A Simple Attention-Based Mechanism for Bimodal Emotion Classification
This addresses emotion classification for AI applications by improving accuracy through multimodal data integration, though it appears incremental as it builds on existing deep learning and attention methods.
The paper tackles emotion classification by proposing a novel bimodal deep learning architecture with attention mechanism that uses both text and speech data, showing it outperforms single-modality approaches and several state-of-the-art systems.

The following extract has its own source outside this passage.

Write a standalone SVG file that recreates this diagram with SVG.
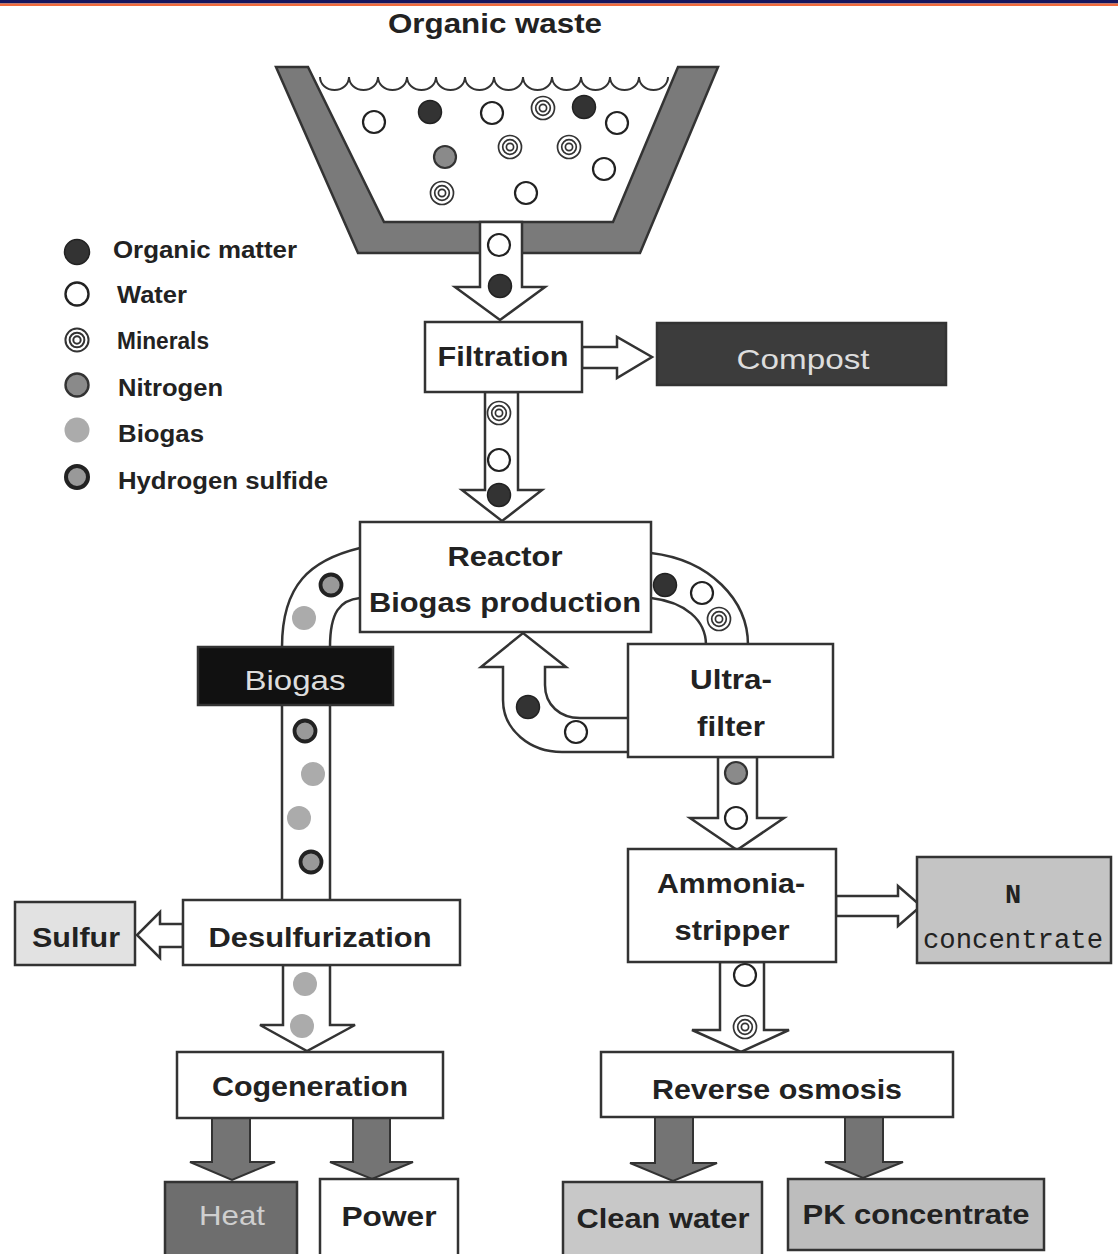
<svg xmlns="http://www.w3.org/2000/svg" xmlns:xlink="http://www.w3.org/1999/xlink" width="1118" height="1254" viewBox="0 0 1118 1254">
<style>
.t{font-family:"Liberation Sans",Arial,sans-serif;font-weight:bold;font-size:28.5px;fill:#222;text-anchor:middle}
.lg{font-family:"Liberation Sans",Arial,sans-serif;font-weight:bold;font-size:23px;fill:#222}
.lt{fill:#ddd;font-weight:normal}
.mono{font-family:"Liberation Mono","Courier New",monospace;font-size:27px;fill:#222;text-anchor:middle}
.box{stroke:#333;stroke-width:2.5}
.wa{fill:#fff;stroke:#333;stroke-width:2.5;stroke-linejoin:miter}
.ga{fill:#747474;stroke:#333;stroke-width:2}
.pipe{fill:none;stroke:#333;stroke-width:2.5}
</style>
<defs>
<g id="org"><circle r="11.5" fill="#333" stroke="#222" stroke-width="1.5"/></g>
<g id="wat"><circle r="11" fill="#fff" stroke="#222" stroke-width="2.2"/></g>
<g id="min"><circle r="11.5" fill="#fff" stroke="#333" stroke-width="1.7"/><circle r="7.3" fill="none" stroke="#333" stroke-width="1.7"/><circle r="3.6" fill="none" stroke="#333" stroke-width="1.7"/></g>
<g id="nit"><circle r="11" fill="#8a8a8a" stroke="#333" stroke-width="2.2"/></g>
<g id="bio"><circle r="12" fill="#ababab"/></g>
<g id="h2s"><circle r="10.5" fill="#999" stroke="#222" stroke-width="3.8"/></g>
</defs>
<rect width="1118" height="1254" fill="#fff"/>
<rect x="0" y="0" width="1118" height="3.5" fill="#15155e"/>
<rect x="0" y="3.5" width="1118" height="2.5" fill="#f06a3c"/>

<g id="title"><text class="t" x="495" y="33" textLength="214" lengthAdjust="spacingAndGlyphs">Organic waste</text></g>

<g id="trough">
<polygon points="276,67 308,67 384,222 613,222 678,67 718,67 640,253 358,253" fill="#7a7a7a" stroke="#333" stroke-width="2.5" stroke-linejoin="miter"/>
<path d="M320,77 a14.5,13 0 0 0 29,0 a14.5,13 0 0 0 29,0 a14.5,13 0 0 0 29,0 a14.5,13 0 0 0 29,0 a14.5,13 0 0 0 29,0 a14.5,13 0 0 0 29,0 a14.5,13 0 0 0 29,0 a14.5,13 0 0 0 29,0 a14.5,13 0 0 0 29,0 a14.5,13 0 0 0 29,0 a14.5,13 0 0 0 29,0 a14.5,13 0 0 0 29,0" fill="none" stroke="#333" stroke-width="2"/>
<use href="#wat" x="374" y="122"/>
<use href="#org" x="430" y="112"/>
<use href="#wat" x="492" y="113"/>
<use href="#min" x="543" y="108"/>
<use href="#org" x="584" y="107"/>
<use href="#wat" x="617" y="123"/>
<use href="#nit" x="445" y="157"/>
<use href="#min" x="510" y="147"/>
<use href="#min" x="569" y="147"/>
<use href="#wat" x="604" y="169"/>
<use href="#min" x="442" y="193"/>
<use href="#wat" x="526" y="193"/>
</g>

<g id="legend">
<circle cx="77" cy="252" r="12.5" fill="#333" stroke="#222" stroke-width="1.5"/>
<circle cx="77" cy="294" r="11.5" fill="#fff" stroke="#222" stroke-width="2.4"/>
<g transform="translate(77,340) scale(1.05)"><circle r="11" fill="#fff" stroke="#333" stroke-width="1.9"/><circle r="7" fill="none" stroke="#333" stroke-width="1.9"/><circle r="3.5" fill="none" stroke="#333" stroke-width="1.9"/></g>
<circle cx="77" cy="385" r="11.5" fill="#8a8a8a" stroke="#333" stroke-width="2.4"/>
<circle cx="77" cy="430" r="12.5" fill="#ababab"/>
<circle cx="77" cy="477" r="11" fill="#999" stroke="#222" stroke-width="4"/>
<text class="lg" x="113" y="258" textLength="184" lengthAdjust="spacingAndGlyphs">Organic matter</text>
<text class="lg" x="117" y="303" textLength="70" lengthAdjust="spacingAndGlyphs">Water</text>
<text class="lg" x="117" y="349" font-size="20.5" textLength="92" lengthAdjust="spacingAndGlyphs">Minerals</text>
<text class="lg" x="118" y="396" textLength="105" lengthAdjust="spacingAndGlyphs">Nitrogen</text>
<text class="lg" x="118" y="442" textLength="86" lengthAdjust="spacingAndGlyphs">Biogas</text>
<text class="lg" x="118" y="489" textLength="210" lengthAdjust="spacingAndGlyphs">Hydrogen sulfide</text>
</g>

<g id="connectors">
<polygon class="wa" points="480,222 480,287 455,287 500,320 545,287 522,287 522,222"/>
<polygon class="wa" points="485,392 485,490 462,490 502,521 542,490 518,490 518,392"/>
<polygon class="wa" points="582,347 617,347 617,337 652,357 617,378 617,368 582,368"/>
<path class="pipe" d="M360,548 C310,560 282,585 282,647 L282,900"/>
<path class="pipe" d="M360,598 C340,600 330,612 330,647 L330,900"/>
<path class="pipe" d="M651,553 C710,560 748,600 748,645"/>
<path class="pipe" d="M651,598 C685,602 706,620 706,645"/>
<path class="wa" d="M628,718 L580,718 C560,718 545,705 545,685 L545,667 L566,667 L523,633 L481,667 L503,667 L503,700 C503,730 530,752 562,752 L628,752"/>
<polygon class="wa" points="718,757 718,818 690,818 737,850 784,818 757,818 757,757"/>
<polygon class="wa" points="836,896 898,896 898,886 921,906 898,926 898,916 836,916"/>
<polygon class="wa" points="720,962 720,1030 692,1030 741,1052 789,1030 764,1030 764,962"/>
<polygon class="wa" points="183,924 160,924 160,912 137,935 160,958 160,947 183,947"/>
<polygon class="wa" points="283,965 283,1025 260,1025 307,1051 355,1025 330,1025 330,965"/>
<polygon class="ga" points="212,1118 212,1162 190,1162 232,1180 275,1162 250,1162 250,1118"/>
<polygon class="ga" points="353,1118 353,1162 330,1162 372,1179 413,1162 390,1162 390,1118"/>
<polygon class="ga" points="655,1117 655,1163 630,1163 673,1181 717,1163 693,1163 693,1117"/>
<polygon class="ga" points="845,1117 845,1162 825,1162 863,1178 903,1162 883,1162 883,1117"/>
</g>

<g id="particles">
<use href="#wat" x="499" y="245"/>
<use href="#org" x="500" y="286"/>
<use href="#min" x="499" y="413"/>
<use href="#wat" x="499" y="460"/>
<use href="#org" x="499" y="495"/>
<use href="#h2s" x="331" y="585"/>
<use href="#bio" x="304" y="618"/>
<use href="#h2s" x="305" y="731"/>
<use href="#bio" x="313" y="774"/>
<use href="#bio" x="299" y="818"/>
<use href="#h2s" x="311" y="862"/>
<use href="#bio" x="305" y="984"/>
<use href="#bio" x="302" y="1026"/>
<use href="#org" x="665" y="585"/>
<use href="#wat" x="702" y="593"/>
<use href="#min" x="719" y="619"/>
<use href="#org" x="528" y="707"/>
<use href="#wat" x="576" y="732"/>
<use href="#nit" x="736" y="773"/>
<use href="#wat" x="736" y="818"/>
<use href="#wat" x="745" y="975"/>
<use href="#min" x="745" y="1027"/>
</g>

<g id="filtration"><rect class="box" x="425" y="322" width="157" height="70" fill="#fff"/><text class="t" x="503" y="366" textLength="131" lengthAdjust="spacingAndGlyphs">Filtration</text></g>
<g id="compost"><rect class="box" x="657" y="323" width="289" height="62" fill="#3c3c3c"/><text class="t lt" x="803" y="369" textLength="133" lengthAdjust="spacingAndGlyphs">Compost</text></g>
<g id="reactor"><rect class="box" x="360" y="522" width="291" height="110" fill="#fff"/><text class="t" x="505" y="566" textLength="115" lengthAdjust="spacingAndGlyphs">Reactor</text><text class="t" x="505" y="612" textLength="272" lengthAdjust="spacingAndGlyphs">Biogas production</text></g>
<g id="biogas"><rect class="box" x="198" y="647" width="195" height="58" fill="#111"/><text class="t lt" x="295" y="690" textLength="101" lengthAdjust="spacingAndGlyphs">Biogas</text></g>
<g id="ultrafilter"><rect class="box" x="628" y="644" width="205" height="113" fill="#fff"/><text class="t" x="731" y="689" textLength="82" lengthAdjust="spacingAndGlyphs">Ultra-</text><text class="t" x="731" y="736" textLength="68" lengthAdjust="spacingAndGlyphs">filter</text></g>
<g id="ammonia"><rect class="box" x="628" y="849" width="208" height="113" fill="#fff"/><text class="t" x="731" y="893" textLength="148" lengthAdjust="spacingAndGlyphs">Ammonia-</text><text class="t" x="732" y="940" textLength="115" lengthAdjust="spacingAndGlyphs">stripper</text></g>
<g id="nconc"><rect class="box" x="917" y="857" width="194" height="106" fill="#c4c4c4"/><text class="mono" x="1013" y="903" font-weight="bold">N</text><text class="mono" x="1013" y="948" textLength="180" lengthAdjust="spacingAndGlyphs">concentrate</text></g>
<g id="sulfur"><rect class="box" x="15" y="902" width="120" height="63" fill="#e2e2e2"/><text class="t" x="76" y="947" textLength="88" lengthAdjust="spacingAndGlyphs">Sulfur</text></g>
<g id="desulfurization"><rect class="box" x="183" y="900" width="277" height="65" fill="#fff"/><text class="t" x="320" y="947" textLength="223" lengthAdjust="spacingAndGlyphs">Desulfurization</text></g>
<g id="cogeneration"><rect class="box" x="177" y="1052" width="266" height="66" fill="#fff"/><text class="t" x="310" y="1096" textLength="196" lengthAdjust="spacingAndGlyphs">Cogeneration</text></g>
<g id="reverseosmosis"><rect class="box" x="601" y="1052" width="352" height="65" fill="#fff"/><text class="t" x="777" y="1099" textLength="250" lengthAdjust="spacingAndGlyphs">Reverse osmosis</text></g>
<g id="heat"><rect class="box" x="165" y="1182" width="132" height="74" fill="#6e6e6e"/><text class="t" x="232" y="1225" style="fill:#cfcfcf;font-weight:normal" textLength="66" lengthAdjust="spacingAndGlyphs">Heat</text></g>
<g id="power"><rect class="box" x="320" y="1179" width="138" height="77" fill="#fff"/><text class="t" x="389" y="1226" textLength="95" lengthAdjust="spacingAndGlyphs">Power</text></g>
<g id="cleanwater"><rect class="box" x="563" y="1182" width="199" height="74" fill="#c8c8c8"/><text class="t" x="663" y="1228" textLength="173" lengthAdjust="spacingAndGlyphs">Clean water</text></g>
<g id="pkconc"><rect class="box" x="788" y="1179" width="256" height="71" fill="#bdbdbd"/><text class="t" x="916" y="1224" textLength="227" lengthAdjust="spacingAndGlyphs">PK concentrate</text></g>
</svg>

Big data contain rich information for machine learning algorithms to utilize when learning important features during classification tasks. Human beings express their emotion using certain words, speech (tone, pitch, speed) or facial expression. Artificial Intelligence approach to emotion classification are largely based on learning from textual information. However, public datasets containing text and speech data provide sufficient resources to train machine learning algorithms for the tack of emotion classification. In this paper, we present novel bimodal deep learning-based architectures enhanced with attention mechanism trained and tested on text and speech data for emotion classification. We report details of different deep learning based architectures and show the performance of each architecture including rigorous error analyses. Our finding suggests that deep learning based architectures trained on different types of data (text and speech) outperform architectures trained only on text or speech. Our proposed attention-based bimodal architecture outperforms several state-of-the-art systems in emotion classification.